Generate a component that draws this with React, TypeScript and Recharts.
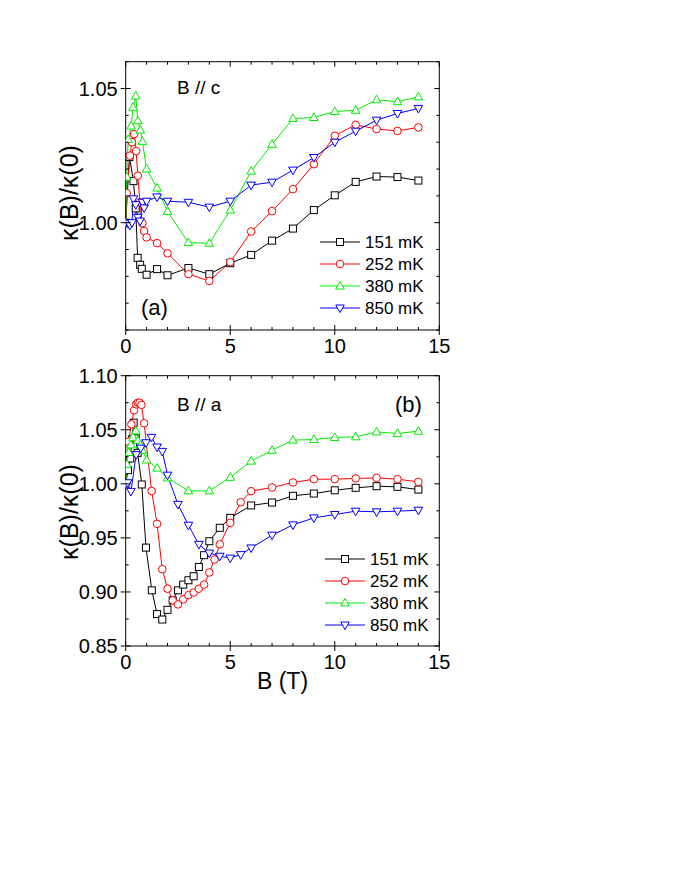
import { Legend, Line, LineChart, XAxis, YAxis } from 'recharts';

// panel (a): B // c
const B_A_151 = [0, 0.18, 0.37, 0.48, 0.57, 0.69, 0.77, 1, 1.5, 2, 3, 4, 5, 6, 7, 8, 9, 10, 11, 12, 13, 14];
const K_A_151 = [1.0, 1.0245, 1.0155, 1.0053, 0.9869, 0.9843, 0.9828, 0.9806, 0.9827, 0.9804, 0.9831, 0.9808, 0.9849, 0.988, 0.9933, 0.9978, 1.0047, 1.0102, 1.0152, 1.0172, 1.017, 1.0157];
const B_A_252 = [0, 0.05, 0.2, 0.3, 0.4, 0.5, 0.58, 0.68, 0.8, 0.88, 1, 1.5, 2, 3, 4, 5, 6, 7, 8, 9, 10, 11, 12, 13, 14];
const K_A_252 = [1.0, 1.011, 1.025, 1.03, 1.033, 1.0267, 1.0175, 1.0076, 0.9998, 0.9969, 0.9945, 0.9924, 0.9886, 0.9808, 0.9783, 0.9853, 0.9967, 1.0043, 1.0125, 1.0218, 1.0324, 1.0365, 1.0349, 1.0342, 1.0355];
const B_A_380 = [0, 0.05, 0.12, 0.26, 0.35, 0.48, 0.58, 0.7, 0.8, 1, 1.5, 2, 3, 4, 5, 6, 7, 8, 9, 10, 11, 12, 13, 14];
const K_A_380 = [1.0, 1.017, 1.031, 1.036, 1.043, 1.0472, 1.038, 1.0345, 1.0303, 1.02, 1.0129, 1.0042, 0.9926, 0.9923, 1.0047, 1.0192, 1.0292, 1.0388, 1.0392, 1.0414, 1.0419, 1.0458, 1.0451, 1.0469];
const B_A_850 = [0, 0.1, 0.2, 0.3, 0.37, 0.48, 0.58, 0.69, 0.8, 0.88, 1, 1.5, 2, 3, 4, 5, 6, 7, 8, 9, 10, 11, 12, 13, 14];
const K_A_850 = [1.0, 0.9998, 0.999, 1.0, 1.0089, 1.0067, 1.002, 1.0006, 1.0076, 1.0055, 1.008, 1.0096, 1.008, 1.0076, 1.0058, 1.008, 1.014, 1.0151, 1.0196, 1.0243, 1.03, 1.0341, 1.0382, 1.0407, 1.0426];

// panel (b): B // a
const B_B_151 = [0, 0.11, 0.22, 0.3, 0.38, 0.48, 0.57, 0.77, 0.97, 1.25, 1.5, 1.75, 2, 2.25, 2.5, 2.75, 3, 3.25, 3.5, 3.75, 4, 4.5, 5, 6, 7, 8, 9, 10, 11, 12, 13, 14];
const K_B_151 = [1.0, 1.0126, 1.0234, 1.041, 1.0565, 1.042, 1.0286, 0.9994, 0.941, 0.9015, 0.8795, 0.8745, 0.8835, 0.8922, 0.9015, 0.9068, 0.9108, 0.9145, 0.9231, 0.934, 0.9469, 0.9593, 0.9685, 0.98, 0.9827, 0.9889, 0.991, 0.994, 0.9963, 0.9978, 0.9972, 0.9947];
const B_B_252 = [0, 0.13, 0.27, 0.4, 0.5, 0.58, 0.66, 0.75, 0.88, 1.24, 1.5, 1.75, 2, 2.25, 2.5, 2.75, 3, 3.25, 3.5, 3.75, 4, 4.25, 4.5, 5, 5.5, 6, 7, 8, 9, 10, 11, 12, 13, 14];
const K_B_252 = [1.0, 1.039, 1.055, 1.068, 1.0735, 1.075, 1.075, 1.073, 1.056, 0.9933, 0.963, 0.921, 0.903, 0.8922, 0.8885, 0.8932, 0.897, 0.8994, 0.903, 0.9068, 0.918, 0.93, 0.944, 0.9639, 0.983, 0.9932, 0.9966, 1.0012, 1.0043, 1.0043, 1.005, 1.0055, 1.0043, 1.0018];
const B_B_380 = [0, 0.06, 0.15, 0.25, 0.35, 0.48, 0.58, 0.7, 0.8, 1, 1.5, 2, 3, 4, 5, 6, 7, 8, 9, 10, 11, 12, 13, 14];
const K_B_380 = [1.0, 1.018, 1.029, 1.036, 1.043, 1.049, 1.04, 1.036, 1.031, 1.022, 1.0145, 1.0055, 0.9935, 0.9935, 1.006, 1.021, 1.031, 1.0404, 1.041, 1.0429, 1.0435, 1.048, 1.0466, 1.0487];
const B_B_850 = [0, 0.1, 0.25, 0.5, 0.72, 0.97, 1.23, 1.5, 1.75, 2, 2.5, 3, 3.5, 4, 4.5, 5, 5.5, 6, 7, 8, 9, 10, 11, 12, 13, 14];
const K_B_850 = [1.0, 1.001, 0.993, 1.027, 1.033, 1.038, 1.043, 1.034, 1.03, 1.008, 0.981, 0.9617, 0.944, 0.936, 0.933, 0.9313, 0.9345, 0.9407, 0.9525, 0.962, 0.9685, 0.9716, 0.9747, 0.9741, 0.9747, 0.9756];

const SERIES_NAMES = ['151 mK', '252 mK', '380 mK', '850 mK'];
const COLORS = ['#000000', '#ff0000', '#00ee00', '#0000ff'];
const SHAPES = ['square', 'circle', 'up', 'down'];

const B_TICKS = [0, 1, 2, 3, 4, 5, 6, 7, 8, 9, 10, 11, 12, 13, 14, 15];
const K_TICKS_A = [0.96, 0.97, 0.98, 0.99, 1.0, 1.01, 1.02, 1.03, 1.04, 1.05, 1.06];
const K_TICKS_B = [0.85, 0.875, 0.9, 0.925, 0.95, 0.975, 1.0, 1.025, 1.05, 1.075, 1.1];

const zip = (bs: number[], ks: number[]) => bs.map((b, i) => ({ B: b, k: ks[i] }));

const PANEL_A = [zip(B_A_151, K_A_151), zip(B_A_252, K_A_252), zip(B_A_380, K_A_380), zip(B_A_850, K_A_850)];
const PANEL_B = [zip(B_B_151, K_B_151), zip(B_B_252, K_B_252), zip(B_B_380, K_B_380), zip(B_B_850, K_B_850)];

const FONT = '"Liberation Sans", Arial, sans-serif';
const W = 673;
const H = 365;

const Marker = ({ shape, cx, cy, color }: { shape: string; cx?: number; cy?: number; color: string }) => {
  if (cx == null || cy == null) return null;
  const common = { fill: '#fff', stroke: color, strokeWidth: 1 };
  if (shape === 'square') return <rect x={cx - 3.5} y={cy - 3.5} width={7} height={7} {...common} />;
  if (shape === 'circle') return <circle cx={cx} cy={cy} r={3.8} {...common} />;
  if (shape === 'up')
    return <polygon points={`${cx},${cy - 4.6} ${cx + 4.3},${cy + 3} ${cx - 4.3},${cy + 3}`} {...common} />;
  return <polygon points={`${cx},${cy + 4.6} ${cx + 4.3},${cy - 3} ${cx - 4.3},${cy - 3}`} {...common} />;
};

type Side = 'left' | 'right' | 'top' | 'bottom';

const makeTick = (side: Side, isMajor: (v: number) => boolean, fmt?: (v: number) => string) => (props: any) => {
  const { x, y, payload } = props;
  const v = payload.value as number;
  const major = isMajor(v);
  const inLen = major ? 5 : 3;
  const outLen = major && (side === 'left' || side === 'bottom') ? 5 : 0;
  let line;
  if (side === 'left') line = <line x1={x - outLen} x2={x + inLen} y1={y} y2={y} />;
  else if (side === 'right') line = <line x1={x - inLen} x2={x} y1={y} y2={y} />;
  else if (side === 'top') line = <line x1={x} x2={x} y1={y} y2={y + inLen} />;
  else line = <line x1={x} x2={x} y1={y + outLen} y2={y - inLen} />;
  return (
    <g stroke="#000" strokeWidth={1}>
      {line}
      {major && fmt && side === 'left' && (
        <text x={x - 8} y={y} dy="0.35em" textAnchor="end" stroke="none" fill="#000" fontSize={20} fontFamily={FONT}>
          {fmt(v)}
        </text>
      )}
      {major && fmt && side === 'bottom' && (
        <text x={x} y={y + 23} textAnchor="middle" stroke="none" fill="#000" fontSize={20} fontFamily={FONT}>
          {fmt(v)}
        </text>
      )}
    </g>
  );
};

const bMajor = (v: number) => Math.round(v) % 5 === 0;
const kMajor = (v: number) => Math.round(v * 1000) % 50 === 0;

const LegendBox = () => (
  <svg width={120} height={90} style={{ display: 'block' }}>
    {SERIES_NAMES.map((name, i) => (
      <g key={name}>
        <line x1={2} x2={42} y1={11 + i * 22} y2={11 + i * 22} stroke={COLORS[i]} strokeWidth={1} />
        <Marker shape={SHAPES[i]} cx={22} cy={11 + i * 22} color={COLORS[i]} />
        <text x={47} y={11 + i * 22} dy="0.35em" fontSize={17} fontFamily={FONT} fill="#000">
          {name}
        </text>
      </g>
    ))}
  </svg>
);

const Panel = ({
  series,
  kDomain,
  kTicks,
  margin,
  legendPos,
}: {
  series: { B: number; k: number }[][];
  kDomain: [number, number];
  kTicks: number[];
  margin: { top: number; right: number; bottom: number; left: number };
  legendPos: { left: number; top: number };
}) => (
  <LineChart width={W} height={H} margin={margin}>
    <XAxis
      dataKey="B"
      type="number"
      domain={[0, 15]}
      ticks={B_TICKS}
      interval={0}
      allowDataOverflow
      height={35}
      tickSize={0}
      tickMargin={0}
      tickLine={false}
      axisLine={{ stroke: '#000' }}
      tick={makeTick('bottom', bMajor, (v) => String(v))}
    />
    <XAxis
      xAxisId="top"
      orientation="top"
      dataKey="B"
      type="number"
      domain={[0, 15]}
      ticks={B_TICKS}
      interval={0}
      allowDataOverflow
      height={5}
      tickSize={0}
      tickMargin={0}
      tickLine={false}
      axisLine={{ stroke: '#000' }}
      tick={makeTick('top', bMajor)}
    />
    <YAxis
      type="number"
      domain={kDomain}
      ticks={kTicks}
      interval={0}
      allowDataOverflow
      width={60}
      tickSize={0}
      tickMargin={0}
      tickLine={false}
      axisLine={{ stroke: '#000' }}
      tick={makeTick('left', kMajor, (v) => v.toFixed(2))}
    />
    <YAxis
      yAxisId="right"
      orientation="right"
      type="number"
      domain={kDomain}
      ticks={kTicks}
      interval={0}
      allowDataOverflow
      width={5}
      tickSize={0}
      tickMargin={0}
      tickLine={false}
      axisLine={{ stroke: '#000' }}
      tick={makeTick('right', kMajor)}
    />
    {series.map((data, i) => (
      <Line
        key={SERIES_NAMES[i]}
        name={SERIES_NAMES[i]}
        data={data}
        dataKey="k"
        type="linear"
        stroke={COLORS[i]}
        strokeWidth={1}
        isAnimationActive={false}
        dot={(p: any) => <Marker key={`${i}-${p.index}`} shape={SHAPES[i]} cx={p.cx} cy={p.cy} color={COLORS[i]} />}
        activeDot={false}
      />
    ))}
    <Legend
      layout="vertical"
      align="center"
      verticalAlign="middle"
      wrapperStyle={{ left: legendPos.left, top: legendPos.top, width: 120 }}
      content={() => <LegendBox />}
    />
  </LineChart>
);

const textStyle = { position: 'absolute' as const, fontFamily: FONT, color: '#000', whiteSpace: 'nowrap' as const, lineHeight: 1 };

const YTitle = ({ cx, cy }: { cx: number; cy: number }) => (
  <div
    style={{
      ...textStyle,
      left: cx,
      top: cy,
      fontSize: 25,
      transform: 'translate(-50%, -50%) rotate(-90deg)',
    }}
  >
    κ(B)/κ(0)
  </div>
);

export default function App() {
  return (
    <div style={{ position: 'absolute', left: 0, top: 0, width: 673, height: 871, background: '#fff' }}>
      <div style={{ position: 'absolute', left: 0, top: 0 }}>
        <Panel
          series={PANEL_A}
          kDomain={[0.96, 1.06]}
          kTicks={K_TICKS_A}
          margin={{ top: 56.7, right: 228.7, bottom: 0, left: 65.7 }}
          legendPos={{ left: 318, top: 231 }}
        />
      </div>
      <div style={{ position: 'absolute', left: 0, top: 360 }}>
        <Panel
          series={PANEL_B}
          kDomain={[0.85, 1.1]}
          kTicks={K_TICKS_B}
          margin={{ top: 10.7, right: 228.7, bottom: 44, left: 65.7 }}
          legendPos={{ left: 323, top: 188 }}
        />
      </div>
      <YTitle cx={69} cy={193} />
      <YTitle cx={69} cy={512} />
      <div style={{ ...textStyle, left: 177, top: 78, fontSize: 19 }}>B // c</div>
      <div style={{ ...textStyle, left: 141, top: 297, fontSize: 22 }}>(a)</div>
      <div style={{ ...textStyle, left: 177, top: 395, fontSize: 19 }}>B // a</div>
      <div style={{ ...textStyle, left: 395, top: 394, fontSize: 22 }}>(b)</div>
      <div style={{ ...textStyle, left: 282.5, top: 670, fontSize: 23, transform: 'translateX(-50%)' }}>B (T)</div>
    </div>
  );
}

* PROBLEM DETAILS
Repeat the lines of the listing above verbatim, beginning at its first line and ending at the line containing "1.0382, 1.0407, 1.0426];", which is included. Omit pictures.

* THE RESPONSE
Generate a component that draws this with React, TypeScript and Recharts.
import { Legend, Line, LineChart, XAxis, YAxis } from 'recharts';

// panel (a): B // c
const B_A_151 = [0, 0.18, 0.37, 0.48, 0.57, 0.69, 0.77, 1, 1.5, 2, 3, 4, 5, 6, 7, 8, 9, 10, 11, 12, 13, 14];
const K_A_151 = [1.0, 1.0245, 1.0155, 1.0053, 0.9869, 0.9843, 0.9828, 0.9806, 0.9827, 0.9804, 0.9831, 0.9808, 0.9849, 0.988, 0.9933, 0.9978, 1.0047, 1.0102, 1.0152, 1.0172, 1.017, 1.0157];
const B_A_252 = [0, 0.05, 0.2, 0.3, 0.4, 0.5, 0.58, 0.68, 0.8, 0.88, 1, 1.5, 2, 3, 4, 5, 6, 7, 8, 9, 10, 11, 12, 13, 14];
const K_A_252 = [1.0, 1.011, 1.025, 1.03, 1.033, 1.0267, 1.0175, 1.0076, 0.9998, 0.9969, 0.9945, 0.9924, 0.9886, 0.9808, 0.9783, 0.9853, 0.9967, 1.0043, 1.0125, 1.0218, 1.0324, 1.0365, 1.0349, 1.0342, 1.0355];
const B_A_380 = [0, 0.05, 0.12, 0.26, 0.35, 0.48, 0.58, 0.7, 0.8, 1, 1.5, 2, 3, 4, 5, 6, 7, 8, 9, 10, 11, 12, 13, 14];
const K_A_380 = [1.0, 1.017, 1.031, 1.036, 1.043, 1.0472, 1.038, 1.0345, 1.0303, 1.02, 1.0129, 1.0042, 0.9926, 0.9923, 1.0047, 1.0192, 1.0292, 1.0388, 1.0392, 1.0414, 1.0419, 1.0458, 1.0451, 1.0469];
const B_A_850 = [0, 0.1, 0.2, 0.3, 0.37, 0.48, 0.58, 0.69, 0.8, 0.88, 1, 1.5, 2, 3, 4, 5, 6, 7, 8, 9, 10, 11, 12, 13, 14];
const K_A_850 = [1.0, 0.9998, 0.999, 1.0, 1.0089, 1.0067, 1.002, 1.0006, 1.0076, 1.0055, 1.008, 1.0096, 1.008, 1.0076, 1.0058, 1.008, 1.014, 1.0151, 1.0196, 1.0243, 1.03, 1.0341, 1.0382, 1.0407, 1.0426];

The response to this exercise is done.